We seldom get that response with our books. Perhaps at a book signing. Or when somebody writes a particularly flattering review. With my play Letters From The Front, I got it after every performance, year after year, all over the world.
I wish every writer was able to experience that. After releasing my one (and so far, only) novel Unthinkable Consequences, I've often wondered how people responded when they read it. A few have been kind enough to leave enthusiastic reviews, but that was after they'd read the entire book and had time to analyze their feelings toward the work.
It's very different with a play. The reaction is spontaneous and continuous. Night after night I sat in the dark with hundreds of others and watched and listened to their reaction while the performance was in progress. A laugh here, a tear there, a gasp, a groan, shuffling in their seats when their attention wasn't being held completely, leaning forward when it was.
Do people react that way while they read our books? No doubt they do. We're just not there to see it. Its been hard for me to get used to that.
To me Letters From The Front is summed up by a statement made by lead character Katharine Hartgrove near the end of Act I:
"To me, this play isn't about individual wars or the politics behind them or who was right or who was wrong. It's about the fragile and precious nature of life. It's about everyday people who suddenly came face to face with their own mortality, or the prospect of losing a loved one. It's about people reaching out to each other, maybe for the last time. Each of these letters was affirmation on the part of the writer that at their darkest moment they were not alone."

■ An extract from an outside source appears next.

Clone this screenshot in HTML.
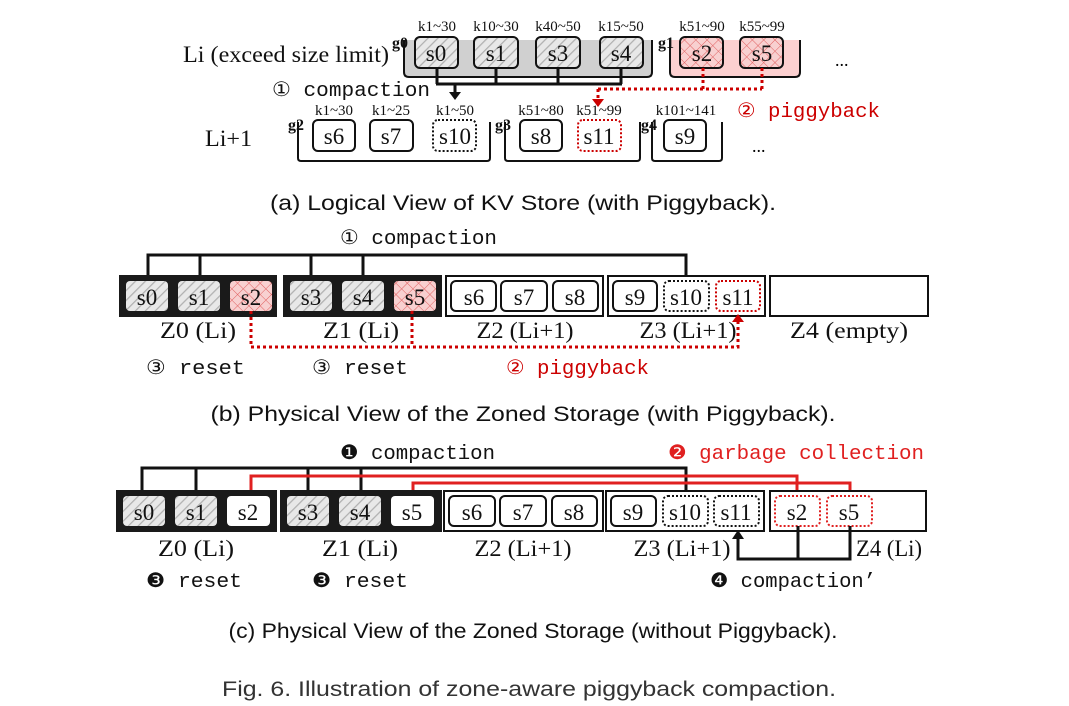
<!DOCTYPE html>
<html><head><meta charset="utf-8"><style>
html,body{margin:0;padding:0;background:#fff;}
svg{display:block;}
.sr{font-family:"Liberation Serif",serif;}
.mo{font-family:"Liberation Mono",monospace;}
.cap{font-family:"Liberation Sans",sans-serif;}
</style></head><body>
<svg width="1069" height="706" viewBox="0 0 1069 706" xmlns="http://www.w3.org/2000/svg">
<defs>
<pattern id="hat" patternUnits="userSpaceOnUse" width="7" height="7" patternTransform="rotate(45)">
<rect width="7" height="7" fill="#e8e8e8"/><line x1="0" y1="0" x2="0" y2="7" stroke="#b0b0b0" stroke-width="2.5"/>
</pattern>
<pattern id="cross" patternUnits="userSpaceOnUse" width="8" height="8" patternTransform="rotate(45)">
<rect width="8" height="8" fill="#f8d0d0"/><line x1="0" y1="0" x2="0" y2="8" stroke="#e06060" stroke-width="1"/><line x1="0" y1="0" x2="8" y2="0" stroke="#e06060" stroke-width="1"/>
</pattern>
</defs>

<!-- (a) -->
<g class="sr" font-size="15" text-anchor="middle" fill="#111">
<text x="437" y="31">k1~30</text><text x="496" y="31">k10~30</text><text x="558" y="31">k40~50</text><text x="621" y="31">k15~50</text>
<text x="702" y="31">k51~90</text><text x="762" y="31">k55~99</text>
<text x="334" y="115">k1~30</text><text x="391" y="115">k1~25</text><text x="455" y="115">k1~50</text>
<text x="541" y="115">k51~80</text><text x="599" y="115">k51~99</text><text x="686" y="115">k101~141</text>
</g>
<text x="183" y="62" class="sr" font-size="23" fill="#111" textLength="206" lengthAdjust="spacingAndGlyphs">Li (exceed size limit)</text>
<text x="205" y="146" class="sr" font-size="23" fill="#111" textLength="47" lengthAdjust="spacingAndGlyphs">Li+1</text>
<path d="M404,40 H652 V77 H404Z" fill="#d0d0d0"/>
<path d="M404,40 V72 Q404,77 409,77 H647 Q652,77 652,72 V40" fill="none" stroke="#111" stroke-width="2"/>
<path d="M670,40 H800 V77 H670Z" fill="#fcd0d0"/>
<path d="M670,40 V72 Q670,77 675,77 H795 Q800,77 800,72 V40" fill="none" stroke="#111" stroke-width="2"/>
<g class="sr" font-size="16" font-weight="bold" fill="#111"><text x="392" y="48">g0</text><text x="658" y="48">g1</text><text x="288" y="130">g2</text><text x="495" y="130">g3</text><text x="641" y="130">g4</text></g>
<g stroke="#111" stroke-width="2">
<rect x="415" y="37" width="43" height="31" rx="5" fill="url(#hat)"/>
<rect x="474" y="37" width="44" height="31" rx="5" fill="url(#hat)"/>
<rect x="536" y="37" width="44" height="31" rx="5" fill="url(#hat)"/>
<rect x="600" y="37" width="43" height="31" rx="5" fill="url(#hat)"/>
<rect x="680" y="37" width="43" height="31" rx="5" fill="url(#cross)"/>
<rect x="740" y="37" width="43" height="31" rx="5" fill="url(#cross)"/>
</g>
<g class="sr" font-size="23" text-anchor="middle" fill="#111">
<text x="436" y="61">s0</text><text x="496" y="61">s1</text><text x="558" y="61">s3</text><text x="621" y="61">s4</text><text x="702" y="61">s2</text><text x="762" y="61">s5</text>
</g>
<text x="835" y="66" class="sr" font-size="18">...</text>
<path d="M437,68 V84 M496,68 V84 M558,68 V84 M621,68 V84 M436,84 H622 M455,84 V94" stroke="#111" stroke-width="3" fill="none"/>
<path d="M449,92 L461,92 L455,100z" fill="#111"/>
<text x="272" y="96" class="mo" font-size="20" fill="#111" textLength="158" lengthAdjust="spacingAndGlyphs">① compaction</text>
<path d="M703,68 V89 M762,68 V89 M598,89 H762 M598,89 V101" stroke="#c00" stroke-width="3" stroke-dasharray="3,3" fill="none"/>
<path d="M592,99 L604,99 L598,107z" fill="#c00"/>
<text x="737" y="117" class="mo" font-size="20" fill="#c00" textLength="143" lengthAdjust="spacingAndGlyphs">② piggyback</text>
<path d="M298,122 V158 Q298,161 301,161 H487 Q490,161 490,158 V122 M505,122 V158 Q505,161 508,161 H637 Q640,161 640,158 V122 M652,122 V158 Q652,161 655,161 H719 Q722,161 722,158 V122" stroke="#111" stroke-width="2" fill="none"/>
<g stroke-width="2" fill="#fff">
<rect x="313" y="120" width="42" height="31" rx="5" stroke="#111"/>
<rect x="370" y="120" width="43" height="31" rx="5" stroke="#111"/>
<rect x="433" y="120" width="43" height="31" rx="5" stroke="#111" stroke-dasharray="2,2"/>
<rect x="520" y="120" width="42" height="31" rx="5" stroke="#111"/>
<rect x="578" y="120" width="43" height="31" rx="5" stroke="#c00" stroke-dasharray="2,2"/>
<rect x="664" y="120" width="42" height="31" rx="5" stroke="#111"/>
</g>
<g class="sr" font-size="23" text-anchor="middle" fill="#111">
<text x="334" y="144">s6</text><text x="391" y="144">s7</text><text x="455" y="144">s10</text><text x="541" y="144">s8</text><text x="599" y="144">s11</text><text x="685" y="144">s9</text>
</g>
<text x="752" y="152" class="sr" font-size="18">...</text>
<text x="523" y="210" class="cap" font-size="21" text-anchor="middle" fill="#111" textLength="506" lengthAdjust="spacingAndGlyphs">(a) Logical View of KV Store (with Piggyback).</text>

<!-- (b) -->
<text x="340" y="244" class="mo" font-size="20" fill="#111" textLength="157" lengthAdjust="spacingAndGlyphs">① compaction</text>
<path d="M148,275 V255 H686 V279 M200,255 V275 M311,255 V275 M363,255 V275" stroke="#111" stroke-width="3" fill="none"/>
<path d="M680,277 L692,277 L686,285z" fill="#111"/>
<rect x="119" y="275" width="158" height="42" fill="#1a1a1a"/>
<rect x="283" y="275" width="159" height="42" fill="#1a1a1a"/>
<rect x="446" y="276" width="157" height="40" fill="#fff" stroke="#111" stroke-width="2"/>
<rect x="608" y="276" width="157" height="40" fill="#fff" stroke="#111" stroke-width="2"/>
<rect x="770" y="276" width="158" height="40" fill="#fff" stroke="#111" stroke-width="2"/>
<g>
<rect x="126" y="281" width="42" height="30" rx="4" fill="url(#hat)"/>
<rect x="178" y="281" width="42" height="30" rx="4" fill="url(#hat)"/>
<rect x="230" y="281" width="42" height="30" rx="4" fill="url(#cross)"/>
<rect x="290" y="281" width="42" height="30" rx="4" fill="url(#hat)"/>
<rect x="342" y="281" width="42" height="30" rx="4" fill="url(#hat)"/>
<rect x="394" y="281" width="42" height="30" rx="4" fill="url(#cross)"/>
<rect x="451" y="281" width="45" height="30" rx="5" fill="#fff" stroke="#111" stroke-width="2"/>
<rect x="501" y="281" width="46" height="30" rx="5" fill="#fff" stroke="#111" stroke-width="2"/>
<rect x="553" y="281" width="45" height="30" rx="5" fill="#fff" stroke="#111" stroke-width="2"/>
<rect x="613" y="281" width="44" height="30" rx="5" fill="#fff" stroke="#111" stroke-width="2"/>
<rect x="664" y="281" width="45" height="30" rx="5" fill="#fff" stroke="#111" stroke-width="2" stroke-dasharray="2,2"/>
<rect x="716" y="281" width="44" height="30" rx="5" fill="#fff" stroke="#c00" stroke-width="2" stroke-dasharray="2,2"/>
</g>
<g class="sr" font-size="23" text-anchor="middle" fill="#111">
<text x="147" y="305">s0</text><text x="199" y="305">s1</text><text x="251" y="305">s2</text><text x="311" y="305">s3</text><text x="363" y="305">s4</text><text x="415" y="305">s5</text>
<text x="474" y="305">s6</text><text x="524" y="305">s7</text><text x="575" y="305">s8</text><text x="635" y="305">s9</text><text x="686" y="305">s10</text><text x="738" y="305">s11</text>
</g>
<path d="M251,311 V347 H738 V320 M412,311 V347" stroke="#c00" stroke-width="3" stroke-dasharray="3,3" fill="none"/>
<path d="M732,322 L744,322 L738,314z" fill="#c00"/>
<g class="sr" font-size="23" text-anchor="middle" fill="#111" lengthAdjust="spacingAndGlyphs">
<text x="198" y="338" textLength="76" lengthAdjust="spacingAndGlyphs">Z0 (Li)</text><text x="361" y="338" textLength="76" lengthAdjust="spacingAndGlyphs">Z1 (Li)</text><text x="525" y="338" textLength="97" lengthAdjust="spacingAndGlyphs">Z2 (Li+1)</text><text x="688" y="338" textLength="97" lengthAdjust="spacingAndGlyphs">Z3 (Li+1)</text><text x="849" y="338" textLength="118" lengthAdjust="spacingAndGlyphs">Z4 (empty)</text>
</g>
<text x="146" y="374" class="mo" font-size="20" fill="#111" textLength="99" lengthAdjust="spacingAndGlyphs">③ reset</text>
<text x="312" y="374" class="mo" font-size="20" fill="#111" textLength="96" lengthAdjust="spacingAndGlyphs">③ reset</text>
<text x="506" y="374" class="mo" font-size="20" fill="#c00" textLength="143" lengthAdjust="spacingAndGlyphs">② piggyback</text>
<text x="523" y="421" class="cap" font-size="21" text-anchor="middle" fill="#111" textLength="625" lengthAdjust="spacingAndGlyphs">(b) Physical View of the Zoned Storage (with Piggyback).</text>

<!-- (c) -->
<text x="340" y="459" class="mo" font-size="20" fill="#111" textLength="155" lengthAdjust="spacingAndGlyphs">❶ compaction</text>
<text x="668" y="459" class="mo" font-size="20" fill="#e02020" textLength="256" lengthAdjust="spacingAndGlyphs">❷ garbage collection</text>
<path d="M142,490 V468 H686 V494 M196,468 V490 M308,468 V490 M361,468 V490" stroke="#111" stroke-width="3" fill="none"/>
<path d="M680,492 L692,492 L686,500z" fill="#111"/>
<path d="M251,497 V476 H797 V492 M413,497 V483 H850 V492" stroke="#e02020" stroke-width="3" fill="none"/>
<path d="M791,490 L803,490 L797,498z M844,490 L856,490 L850,498z" fill="#e02020"/>
<rect x="116" y="490" width="161" height="42" fill="#1a1a1a"/>
<rect x="280" y="490" width="162" height="42" fill="#1a1a1a"/>
<rect x="444" y="491" width="159" height="40" fill="#fff" stroke="#111" stroke-width="2"/>
<rect x="606" y="491" width="158" height="40" fill="#fff" stroke="#111" stroke-width="2"/>
<rect x="770" y="491" width="156" height="40" fill="#fff" stroke="#111" stroke-width="2"/>
<g>
<rect x="123" y="496" width="42" height="30" rx="4" fill="url(#hat)"/>
<rect x="175" y="496" width="42" height="30" rx="4" fill="url(#hat)"/>
<rect x="227" y="496" width="43" height="30" rx="4" fill="#fff"/>
<rect x="287" y="496" width="42" height="30" rx="4" fill="url(#hat)"/>
<rect x="339" y="496" width="42" height="30" rx="4" fill="url(#hat)"/>
<rect x="391" y="496" width="43" height="30" rx="4" fill="#fff"/>
<rect x="449" y="496" width="46" height="30" rx="5" fill="#fff" stroke="#111" stroke-width="2"/>
<rect x="500" y="496" width="46" height="30" rx="5" fill="#fff" stroke="#111" stroke-width="2"/>
<rect x="552" y="496" width="45" height="30" rx="5" fill="#fff" stroke="#111" stroke-width="2"/>
<rect x="611" y="496" width="45" height="30" rx="5" fill="#fff" stroke="#111" stroke-width="2"/>
<rect x="663" y="496" width="45" height="30" rx="5" fill="#fff" stroke="#111" stroke-width="2" stroke-dasharray="2,2"/>
<rect x="714" y="496" width="45" height="30" rx="5" fill="#fff" stroke="#111" stroke-width="2" stroke-dasharray="2,2"/>
<rect x="775" y="496" width="45" height="30" rx="5" fill="#fff" stroke="#e02020" stroke-width="2" stroke-dasharray="2,2"/>
<rect x="827" y="496" width="45" height="30" rx="5" fill="#fff" stroke="#e02020" stroke-width="2" stroke-dasharray="2,2"/>
</g>
<g class="sr" font-size="23" text-anchor="middle" fill="#111">
<text x="144" y="520">s0</text><text x="196" y="520">s1</text><text x="248" y="520">s2</text><text x="308" y="520">s3</text><text x="360" y="520">s4</text><text x="412" y="520">s5</text>
<text x="472" y="520">s6</text><text x="523" y="520">s7</text><text x="574" y="520">s8</text><text x="633" y="520">s9</text><text x="685" y="520">s10</text><text x="736" y="520">s11</text><text x="797" y="520">s2</text><text x="849" y="520">s5</text>
</g>
<path d="M798,526 V559 M850,526 V559 H738 V537" stroke="#111" stroke-width="3" fill="none"/>
<path d="M732,539 L744,539 L738,530z" fill="#111"/>
<g class="sr" font-size="23" text-anchor="middle" fill="#111">
<text x="196" y="556" textLength="76" lengthAdjust="spacingAndGlyphs">Z0 (Li)</text><text x="360" y="556" textLength="76" lengthAdjust="spacingAndGlyphs">Z1 (Li)</text><text x="523" y="556" textLength="97" lengthAdjust="spacingAndGlyphs">Z2 (Li+1)</text><text x="682" y="556" textLength="97" lengthAdjust="spacingAndGlyphs">Z3 (Li+1)</text><text x="889" y="556" textLength="66" lengthAdjust="spacingAndGlyphs">Z4 (Li)</text>
</g>
<text x="146" y="587" class="mo" font-size="20" fill="#111" textLength="96" lengthAdjust="spacingAndGlyphs">❸ reset</text>
<text x="312" y="587" class="mo" font-size="20" fill="#111" textLength="96" lengthAdjust="spacingAndGlyphs">❸ reset</text>
<text x="710" y="587" class="mo" font-size="20" fill="#111" textLength="166" lengthAdjust="spacingAndGlyphs">❹ compaction’</text>
<text x="533" y="638" class="cap" font-size="21" text-anchor="middle" fill="#111" textLength="609" lengthAdjust="spacingAndGlyphs">(c) Physical View of the Zoned Storage (without Piggyback).</text>
<text x="529" y="696" class="cap" font-size="21" text-anchor="middle" fill="#333" textLength="614" lengthAdjust="spacingAndGlyphs">Fig. 6.  Illustration of zone-aware piggyback compaction.</text>
</svg>
</body></html>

Couldn't have said it better myself. It's about people, what's in their hearts, who they love, how they deal with life's adversities. At the core is a conflict of massive proportions - World War II. Millions are thrown into the conflagration. But Letters From the Front focusses on just two people as they struggle to understand, adjust, put events into some sort of meaningful perspective, and discover the depth of their love for each other.
Maybe the song As Time Goes By captures the sentiment best: "It's still the same old story, a fight for love and glory."